Mi hija tiene 16 y, como cualquier adolescente, lidia con el drama social y sus altibajos. Quiero que tenga un celular por su propia seguridad, pero el año pasado me di cuenta de que lo estaba usando para mucho más que eso. Se desvelaba enviando mensajes de texto y pasando tiempo en las redes sociales. Y, para ser honestos, la hermosa hija que yo conocía y amaba se estaba convirtiendo en un ogro.
Después de investigar sobre sus horas usando el teléfono (que fue todo un reto para una mamá que es tecnológicamente inútil como yo), mi esposo y yo decidimos que era el momento de que pusiera su teléfono en nuestro cuarto a la hora de acostarse. Honestamente, no tenía ni idea de cuánto le afectaría esta decisión a nuestra hija. Después de explotar con enojo, empezó a llorar y se deshizo en lágrimas. Mientras la abrazaba, simplemente la escuché. Escuché todas sus preocupaciones y temores que sentía sobre no encajar en la escuela y no estar al tanto de todo lo que sucedía. Pero hubo algo más preocupante que la estaba manteniendo despierta durante las noches… Mi hija estaba aconsejando a otra joven por las noches, una joven que estaba contemplando el suicidio. Su generoso corazón estaba en alerta máxima. TENÍA que estar despierta y disponible en todo momento “por si acaso” su amiga la necesitara.

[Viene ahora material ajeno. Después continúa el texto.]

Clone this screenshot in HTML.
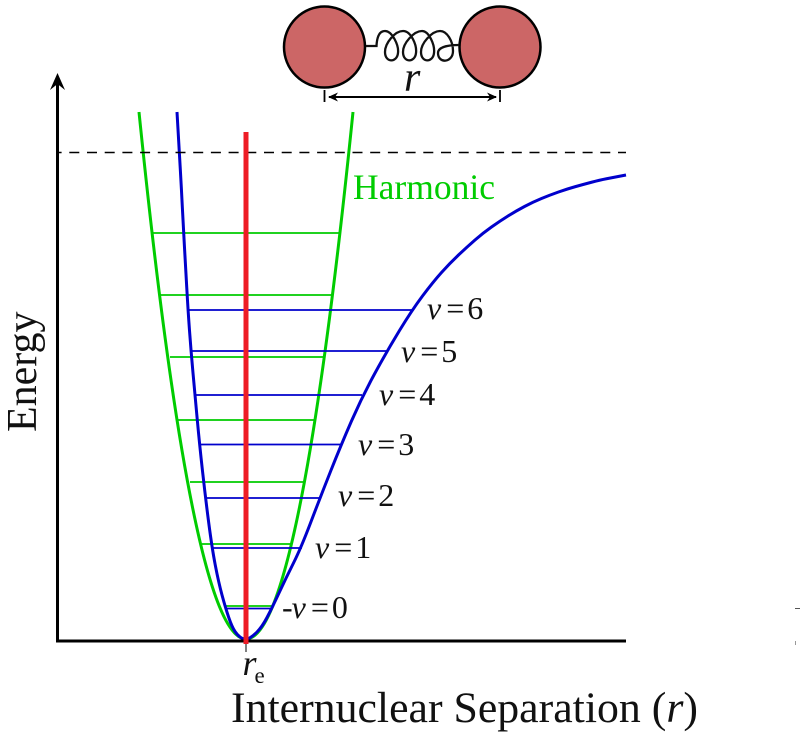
<!DOCTYPE html>
<html><head><meta charset="utf-8"><style>
html,body{margin:0;padding:0;background:#fff;width:800px;height:739px;overflow:hidden}
svg{display:block}
text{font-family:"Liberation Serif",serif;fill:#111}
</style></head><body>
<svg width="800" height="739" viewBox="0 0 800 739" xmlns="http://www.w3.org/2000/svg">
<path d="M152 233H340M160 295H332M170 357H323M178 420H314M190 482H303M202 544H291M225 606H272" fill="none" stroke="#00cc00" stroke-width="1.7"/>
<path d="M139 112Q246 1166 353 112" fill="none" stroke="#00cc00" stroke-width="3"/>
<path d="M188 310H412M191 351H387M195 395H362M199 444.500H342M205 498H320M212 548H302M226 608.500H272" fill="none" stroke="#0000cc" stroke-width="1.700"/>
<path fill="none" stroke="#0000cc" stroke-width="3" stroke-linejoin="round" d="M177 112Q179.300 152 180.400 171Q181.500 190 182.350 207.500Q183.200 225 184.350 245Q185.500 265 186.750 287.500Q188 310 189.500 330.500Q191 351 193 373Q195 395 197.250 419.500Q199.500 444 202.500 471Q205.500 498 208.750 523Q212 548 215.250 565Q218.500 582 222 595Q225.500 608 228.750 617.500Q232 627 235 631.500Q238 636 241.500 638Q245 640 248.500 638.500Q252 637 257 632Q262 627 267 617.500Q272 608 279 593Q286 578 293.500 563Q301 548 310.500 523Q320 498 330.500 471.500Q341 445 351.500 421Q362 397 374.500 374Q387 351 399.500 330.500Q412 310 422.500 296Q433 282 441.500 272.500Q450 263 458.500 255Q467 247 475 240Q483 233 491.500 227Q500 221 508 216Q516 211 524.500 206.500Q533 202 541.500 198.500Q550 195 558.500 192Q567 189 575 186.750Q583 184.500 591.500 182.250Q600 180 606.500 178.750Q613 177.500 626 175"/>
<path d="M57 641H626" stroke="#000" stroke-width="3" fill="none"/>
<path d="M57.500 642.500V78" stroke="#000" stroke-width="3" fill="none"/>
<path d="M57.500 73L65 90L57.500 84L50 90Z" fill="#000"/>
<path d="M58 152.500H626" stroke="#000" stroke-width="1.500" stroke-dasharray="10 7.700" stroke-dashoffset="6.400" fill="none"/>
<path d="M246 641V652" stroke="#000" stroke-width="1" fill="none"/>
<path d="M246 132V644" stroke="#ee1c25" stroke-width="5" fill="none"/>
<circle cx="324.500" cy="47" r="40.500" fill="#cc6666" stroke="#000" stroke-width="2.500"/>
<circle cx="500" cy="47" r="40.500" fill="#cc6666" stroke="#000" stroke-width="2.500"/>
<path d="M366 46H376.500C377 36 380 31 385 31C392 31 399 45 398 53C397 63 385 63 385 52C385 43 395 31 403 31C411 31 417 45 416 53C415 63 403 63 403 52C403 43 414 31 422 31C429 31 435 45 434 53C433 63 421 63 421 52C421 43 432 31 440 31C447 31 453 41 453 51C453 63 438 64 438 53C438 47 448 45 459 45" fill="none" stroke="#111" stroke-width="2.300"/>
<path d="M324.500 90V102M500 90V102" stroke="#000" stroke-width="1.800" fill="none"/>
<path d="M329 97H496" stroke="#000" stroke-width="2" fill="none"/>
<path d="M328 97L338 92.500L335 97L338 101.500ZM497 97L487 92.500L490 97L487 101.500Z" fill="#000"/>
<text x="404" y="91" font-size="42" font-style="italic">r</text>
<text x="353" y="199" font-size="35.500" style="fill:#00cc00">Harmonic</text>
<text x="427" y="319" font-size="32"><tspan font-style="italic">v</tspan><tspan dx="5">=</tspan><tspan dx="3">6</tspan></text>
<text x="401" y="362" font-size="32"><tspan font-style="italic">v</tspan><tspan dx="5">=</tspan><tspan dx="3">5</tspan></text>
<text x="379" y="405" font-size="32"><tspan font-style="italic">v</tspan><tspan dx="5">=</tspan><tspan dx="3">4</tspan></text>
<text x="358" y="455" font-size="32"><tspan font-style="italic">v</tspan><tspan dx="5">=</tspan><tspan dx="3">3</tspan></text>
<text x="338" y="506" font-size="32"><tspan font-style="italic">v</tspan><tspan dx="5">=</tspan><tspan dx="3">2</tspan></text>
<text x="315" y="558" font-size="32"><tspan font-style="italic">v</tspan><tspan dx="5">=</tspan><tspan dx="3">1</tspan></text>
<text x="282" y="618" font-size="32">-<tspan font-style="italic" dx="-1">v</tspan><tspan dx="5">=</tspan><tspan dx="3">0</tspan></text>
<text x="242.500" y="675" font-size="36" font-style="italic">r</text>
<text x="254.500" y="683" font-size="23">e</text>
<text x="231" y="722" font-size="43.800">Internuclear Separation (<tspan font-style="italic">r</tspan>)</text>
<text transform="translate(36 432) rotate(-90)" font-size="42">Energy</text>
<rect x="795" y="608" width="5" height="1" fill="#555"/>
<rect x="795" y="641" width="1" height="4" fill="#999"/>
</svg>
</body></html>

Pudimos hablar, hablar de verdad (bueno, ella habló y yo contuve la respiración, deseando que no parara). Compartió todo el drama de sus círculos sociales, los comentarios de los que tenía que estar al tanto en las redes sociales, las pijamadas y las fiestas que veía en las redes a las que no la habían invitado, y, lo más importante, sobre cómo había tomado la responsabilidad por la vida de su amiga. Mi hija se sintió aliviada cuando hablamos de cómo podía romper el silencio y conseguir que su amiga buscara ayuda, ayuda de verdad. Además, hablamos de cómo no era la obligación de mi hija cargar con esa responsabilidad, especialmente sola. Juntas, ideamos un plan para involucrar adultos que pudieran apoyar a su amiga y romper el silencio en cuanto a sus pensamientos suicidas.
Cuando todo se tranquilizó e insistimos en nuestra nueva regla de “no teléfono por las noches”, me quedé asombrada por los cambios que vimos. ¡Mi hija estaba tan aliviada! Así como imponemos una hora de llegar a casa, mi hija necesitaba esta estructura paternal para quitarle la presión. Además, mientras que al principio el asegurarnos que el teléfono estaba en nuestro cuarto por las noches fue un ajuste para todos (no les miento, algunos días era más difícil que otros, dependiendo de qué estaba pasando en sus círculos sociales), pronto llegó a ser rutina. Ella empezó a usar los límites que le impusimos para protegerse a sí misma, diciéndole a sus semejantes que sus padres le quitaban el teléfono por las noches (le dimos permiso para culparnos por cualquier “oso”). Empezó a dormir de nuevo. Era menos irritable. Y vi que, poco a poco, mi hermosa niña regresaba.
Navegar la tecnología no es divertido, ni para padres ni para jóvenes. Pero lucharé por la salud de nuestra hija, y me alegra poder reportarles que vale la pena.